Magella. Sergerie, M.ed, asked:
/>When Performance Management replaced Performance Evaluation in Organizations, it was going to give leadership a different definition and much more credibility and accountability to all members of a team. Instead of having little control over personal development within the organization, leaders and team members could begin to create relationships that would develop a workforce with skills needed to compete in a globalizing world. Because this approach looks towards the future rather than the past as the Performance Evaluation does, team members and leaders began to receive constant feedback from relationships, giving everyone a maximum amount of control over their own performance.
The major component of the Performance Management Process is “Coaching.” There are three important steps to this process and each step seeks to answer just a few critical questions. By using coaching at every step, the team becomes more aligned with the goals of the organization.
The first step begins at the Organization’s Fiscal Year where objectives are established. The basic questions to answer are:
What are we going to do? What are our goals for the next fiscal year? What needs to be developed?
During the year, team members and leaders will have follow-up discussion(s) to provide feedback on their ongoing performance and answer the following questions:
How are we doing? Are we accomplishing our goals? What are the areas for improvement? What else needs to be developed to meet our goals?
These follow-up discussions (The second step of the Performance Management Process) are aimed at improving performances in order to achieve objectives. During these discussions, the leader will coach the team members to help team members develop in areas identified at the beginning of the year (during the first step of the process) or during the actual follow-up discussions.
The third step of the process is a final discussion between the team member and the leader that will be put into writing in answering the questions:
How did we do? Did we accomplish our goals – where did we come up short? What should we concentrate on next year? The success of this approach is dependent on two conditions: the way the leader handles the coaching discussions and the commitment of both the team member and leader to improve and develop skills to meet objectives.
Effective coaching relationships between team members and leaders can improve the performance of human resources within the organization. The outcome is better performing employees producing better results.
So what do the “coaches” consider to be an effective coach? What was their definition of coaching? The one thing we knew for sure (based on years of taking surveys) is that employees need and want effective coaching on a regular basis. This was true in the past and is still the same as we gain a better understanding of coaching in the workplace for Performance Management.
Coaching is a “process” used in developing partnering relationships. I am not debating the fact that shareholders need results, I am simply suggesting that the results achieved as an outcome of an effective coaching relationship is long lasting and much more appealing to team members in today’s organizations. It may even be an important strategy for the challenge in regards to keeping and attracting employees.
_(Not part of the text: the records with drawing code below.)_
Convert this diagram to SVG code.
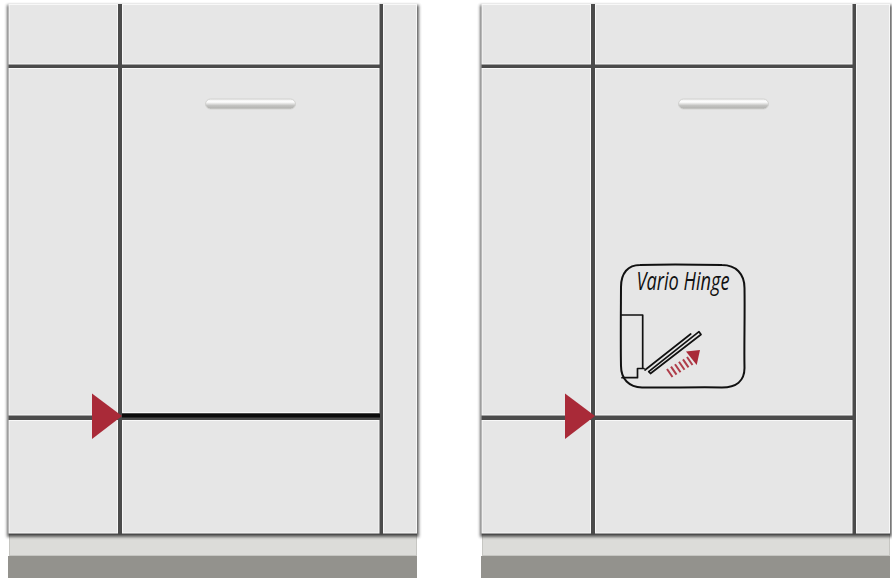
<svg xmlns="http://www.w3.org/2000/svg" xmlns:xlink="http://www.w3.org/1999/xlink" width="892" height="578" viewBox="0 0 892 578">
<style>
.panel{fill:#e6e6e6;stroke:#f8f8f8;stroke-width:1}
.gap{fill:#4c4c4c}
.base{fill:#93928d}
.plinth{fill:#dcdcd9;stroke:#c6c6c2;stroke-width:1}
.mark{fill:#a92a38}
.ink{fill:none;stroke:#111;stroke-linecap:round;stroke-linejoin:round}
.red{fill:none;stroke:#a92a38;stroke-width:2;opacity:.9}
</style>
<defs>
<filter id="blur" x="-5%" y="-5%" width="110%" height="110%"><feGaussianBlur stdDeviation="1.800"/></filter>
<filter id="soft" x="-5%" y="-5%" width="110%" height="110%"><feGaussianBlur stdDeviation="0.700"/></filter>
<linearGradient id="handle" x1="0" y1="0" x2="0" y2="1">
<stop offset="0" stop-color="#efefef"/><stop offset="0.3" stop-color="#fefefe"/><stop offset="0.65" stop-color="#c4c4c2"/><stop offset="1" stop-color="#aeaeab"/>
</linearGradient>
<g id="cabinet">
<rect class="base" x="8" y="556" width="409" height="22"/>
<rect class="plinth" x="9.500" y="530" width="407" height="25.500"/>
<rect x="7" y="5" width="412" height="532" fill="#222" opacity="0.7" filter="url(#blur)"/>
<rect class="gap" x="9" y="4" width="408" height="531" filter="url(#soft)"/>
<rect class="panel" x="9" y="4.500" width="108.500" height="59.500"/>
<rect class="panel" x="122.500" y="4.500" width="256.500" height="59.500"/>
<rect class="panel" x="383.500" y="4.500" width="33" height="528.500"/>
<rect class="panel" x="9" y="68.500" width="108.500" height="346.500"/>
<rect class="panel" x="9" y="420.500" width="108.500" height="112.500"/>
<rect class="panel" x="122.500" y="420.500" width="256.500" height="112.500"/>
</g>
<g id="fittings">
<rect x="205.500" y="99" width="90" height="10" rx="5" fill="url(#handle)" stroke="#d2d2d0" stroke-width="1"/>
<path class="mark" d="M92 393.500L122 416L92 439Z"/>
</g>
</defs>
<g id="cabinet-left">
<use xlink:href="#cabinet" href="#cabinet"/>
<rect class="panel" x="122.500" y="68.500" width="256.500" height="344"/>
<rect x="122" y="414" width="258" height="3.500" fill="#0c0c0c"/>
<use xlink:href="#fittings" href="#fittings"/>
</g>
<g id="cabinet-right" transform="translate(473 0)">
<use xlink:href="#cabinet" href="#cabinet"/>
<rect class="panel" x="122.500" y="68.500" width="256.500" height="346.500"/>
<use xlink:href="#fittings" href="#fittings"/>
</g>
<g id="vario-hinge">
<path class="ink" stroke-width="2" d="M640 265C665 264 700 264.500 722 265C736 265 744.500 274 744.500 288C745 315 744 345 744.500 368C744.500 381 736 387.500 722 387.500C695 387 665 388 642 387.500C629 387 621 379 621 366C620.500 340 621 300 621 287C621 273 628 265 640 265Z"/>
<text x="683" y="290" text-anchor="middle" font-family="'Open Sans','DejaVu Sans',sans-serif" font-style="italic" font-size="25" textLength="93" lengthAdjust="spacingAndGlyphs" fill="#111">Vario Hinge</text>
<path class="ink" stroke-width="1.700" d="M621 315H642.700V368.500H637.500V377.700H622M637.500 368.500H644"/>
<path class="ink" stroke-width="1.700" d="M645 370L690.700 334"/>
<path class="ink" stroke-width="1.700" d="M648.700 371.700L699 331.700L701 334.500L650.500 373.500Z"/>
<path class="red" d="M667 369L672.500 377M671 366.600L676.500 374.600M675 364.200L680.500 372.200M679 361.800L684.500 369.800M683 359.400L688.500 367.400M687 357L692.500 365"/>
<path class="mark" d="M700 350L686 351.500L696.700 365Z"/>
</g>
</svg>
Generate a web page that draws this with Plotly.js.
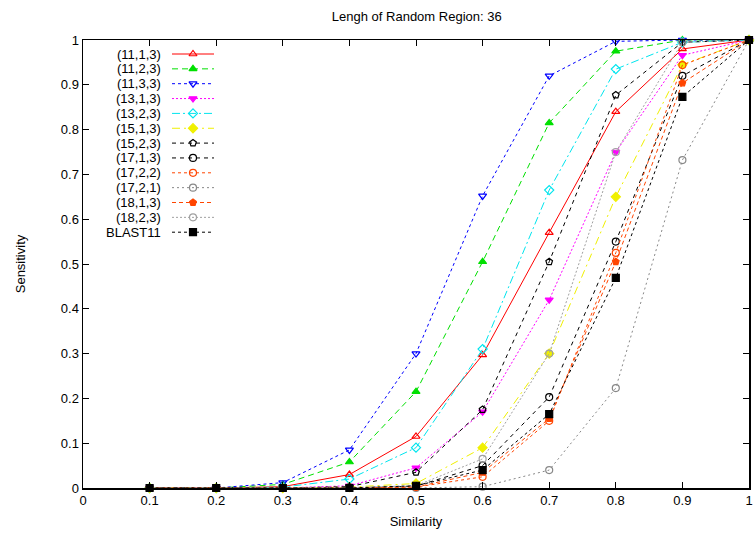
<!DOCTYPE html>
<html>
<head>
<meta charset="utf-8">
<script src="https://cdn.plot.ly/plotly-3.0.1.min.js"></script>
<style>html,body{margin:0;padding:0;background:#fff;}#chart{width:755px;height:538px;}</style>
</head>
<body>
<div id="chart"></div>
<script>
const similarity = [0.1, 0.2, 0.3, 0.4, 0.5, 0.6, 0.7, 0.8, 0.9, 1.0];
const seriesNames = ["(11,1,3)", "(11,2,3)", "(11,3,3)", "(13,1,3)", "(13,2,3)", "(15,1,3)", "(15,2,3)", "(17,1,3)", "(17,2,2)", "(17,2,1)", "(18,1,3)", "(18,2,3)", "BLAST11"];
const s11_1_3 = [0, 0, 0.003, 0.03, 0.115, 0.297, 0.57, 0.84, 0.98, 1];
const s11_2_3 = [0, 0, 0.008, 0.058, 0.215, 0.505, 0.815, 0.975, 1, 1];
const s11_3_3 = [0, 0, 0.012, 0.085, 0.30, 0.652, 0.92, 0.997, 1, 1];
const s13_1_3 = [0, 0, 0, 0.005, 0.045, 0.17, 0.42, 0.75, 0.966, 1];
const s13_2_3 = [0, 0, 0.002, 0.02, 0.09, 0.31, 0.665, 0.935, 0.995, 1];
const s15_1_3 = [0, 0, 0, 0.002, 0.01, 0.09, 0.30, 0.65, 0.945, 1];
const s15_2_3 = [0, 0, 0, 0.003, 0.035, 0.175, 0.505, 0.877, 0.995, 1];
const s17_1_3 = [0, 0, 0, 0, 0.004, 0.05, 0.203, 0.55, 0.92, 1];
const s17_2_2 = [0, 0, 0, 0, 0.002, 0.025, 0.15, 0.525, 0.944, 1];
const s17_2_1 = [0, 0, 0, 0, 0, 0.003, 0.04, 0.223, 0.732, 1];
const s18_1_3 = [0, 0, 0, 0, 0.002, 0.035, 0.155, 0.505, 0.904, 1];
const s18_2_3 = [0, 0, 0, 0.001, 0.005, 0.065, 0.30, 0.75, 0.995, 1];
const blast11 = [0, 0, 0, 0, 0.005, 0.04, 0.165, 0.469, 0.873, 1];
const tickVals = [0, 0.1, 0.2, 0.3, 0.4, 0.5, 0.6, 0.7, 0.8, 0.9, 1];
const tickText = ["0", "0.1", "0.2", "0.3", "0.4", "0.5", "0.6", "0.7", "0.8", "0.9", "1"];

const values = [s11_1_3, s11_2_3, s11_3_3, s13_1_3, s13_2_3, s15_1_3, s15_2_3, s17_1_3, s17_2_2, s17_2_1, s18_1_3, s18_2_3, blast11];
const styles = [
  {c: "#ff0000", d: "solid",   m: "triangle-up-open"},
  {c: "#00e000", d: "6px,4px", m: "triangle-up"},
  {c: "#0000ff", d: "3px,3px", m: "triangle-down-open"},
  {c: "#ff00ff", d: "2px,2px", m: "triangle-down"},
  {c: "#00e5ee", d: "8px,3px,2px,3px", m: "diamond-open"},
  {c: "#f0f000", d: "8px,4px,2px,4px", m: "diamond"},
  {c: "#000000", d: "4px,4px", m: "pentagon-open"},
  {c: "#000000", d: "4px,4px", m: "circle-open"},
  {c: "#ff4500", d: "3px,3px", m: "circle-open"},
  {c: "#888888", d: "2px,3px", m: "circle-open"},
  {c: "#ff4500", d: "4px,3px", m: "pentagon"},
  {c: "#a0a0a0", d: "2px,2px", m: "circle-open"},
  {c: "#000000", d: "3px,3px", m: "square"}
];

const FONT = "Liberation Sans, Arial, sans-serif";

const traces = values.map((v, i) => ({
  x: similarity, y: v, name: seriesNames[i], type: "scatter", mode: "lines+markers",
  line: {color: styles[i].c, width: 1, dash: styles[i].d},
  marker: {symbol: styles[i].m, size: 7, color: styles[i].c, line: {color: styles[i].c, width: 1.2}},
  cliponaxis: false, showlegend: false
}));

// gnuplot-style key (text on the left, sample line on the right), drawn on a pixel-scaled overlay axis
const plotW = 666, plotH = 448;
const keyRow0 = 14, keyRowStep = 14.85, keyTextRight = 79, keyLineL = 89, keyLineR = 131;
const annotations = [];
seriesNames.forEach((nm, i) => {
  const ry = keyRow0 + keyRowStep * i;
  const mid = (keyLineL + keyLineR) / 2;
  traces.push({
    x: [keyLineL, mid, keyLineR], y: [ry, ry, ry], xaxis: "x2", yaxis: "y2",
    type: "scatter", mode: "lines+markers", showlegend: false, hoverinfo: "skip",
    line: {color: styles[i].c, width: 1, dash: styles[i].d},
    marker: {symbol: styles[i].m, size: 7, color: styles[i].c, opacity: [0, 1, 0], line: {color: styles[i].c, width: 1.2}},
    cliponaxis: false
  });
  annotations.push({
    text: nm, x: keyTextRight, y: ry, xref: "x2", yref: "y2", xanchor: "right", yanchor: "middle",
    showarrow: false, borderpad: 0, valign: "middle",
    font: {family: FONT, size: 13, color: "#000"}
  });
});

const axisCommon = {
  range: [0, 1], tickvals: tickVals, ticktext: tickText, ticks: "inside", ticklen: 6,
  tickcolor: "#000", showline: true, linecolor: "#000", linewidth: 1.5, mirror: "ticks",
  showgrid: false, zeroline: false, tickfont: {family: FONT, size: 13, color: "#000"}
};

const layout = {
  width: 755, height: 538,
  margin: {l: 83, r: 6, t: 40, b: 50},
  paper_bgcolor: "#fff", plot_bgcolor: "#fff",
  font: {family: FONT, size: 13, color: "#000"},
  title: {text: "Lengh of Random Region: 36", x: 0.552, xanchor: "center", y: 0.97, yanchor: "middle", font: {size: 13, color: "#000"}},
  xaxis: Object.assign({}, axisCommon, {title: {text: "Similarity", font: {size: 13}, standoff: 10}}),
  yaxis: Object.assign({}, axisCommon, {title: {text: "Sensitivity", font: {size: 13}, standoff: 32}}),
  xaxis2: {overlaying: "x", anchor: "y2", range: [0, plotW], visible: false, fixedrange: true},
  yaxis2: {overlaying: "y", anchor: "x2", range: [plotH, 0], visible: false, fixedrange: true},
  annotations: annotations,
  showlegend: false
};

Plotly.newPlot("chart", traces, layout, {displayModeBar: false, staticPlot: true});
</script>
</body>
</html>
Based on the last two decades spent with thousands of leaders at all levels in different organizations, I have often heard the following sentence from team members: “Walk the talk” and “I will commit to doing everything I possibly can to improve my performance.”
Still, many leaders experience difficulties with the Coaching approach when this program is first implemented. Their difficulties are often the result of:
Misunderstanding of the coaching approach. Too many leaders and team members still believed that Performance Management was just another name for what had been done in the past (Performance Evaluation). They were convinced this was simply a different stationary form. Therefore, discussions were still done in a top-down method i.e.: Here is what you are not doing well and here is what you will do to improve it. Now, go to it! Not very useful for helping team members and developing partnering relationships…!
Misuse because leaders using coaching concentrated on the end result rather than the process to use to obtain this result. There was little or no relationship development between team members and leaders. Talks often sounded like the ineffective coach in professional sports i.e.: A basketball coach demands to see a higher score on the scoreboard in order to win. When a player asks for feedback on how to do that, the answer is: I don’t care how you do it, just do it! This results in the team members feeling manipulated. They will start to do as little as needed to keep their job. So when a new leader joins this team, the new leader is convinced that the team members were not committed. This brings to mind the term “self serving biases.”
Misleading because the word “coaching” has been used in so many ways, many team members believe that it is just another way to get all the juice out of them in order to satisfy the shareholder regardless of the impact it has on human beings and ultimately the organization. Unfortunately, coaching is used to describe many different things, it was hard to be clear about it. Often, the word “coach” and “mentor” are interchanged. Some advocate that coaching is a skill needed by the boss, and others seemed to believe that coaching is a process that should be done by someone else other than the boss. coaching is a process delivered to a group of employees informally rather than individually. “Coach” is the new title for a leader.
Yet, when leaders regularly use coaching discussions effectively, it becomes very easy to determine what should be going onto the final document for the year. It is also easy to determine what the answers to the questions of the first step for the following year will be. That is true Performance Management!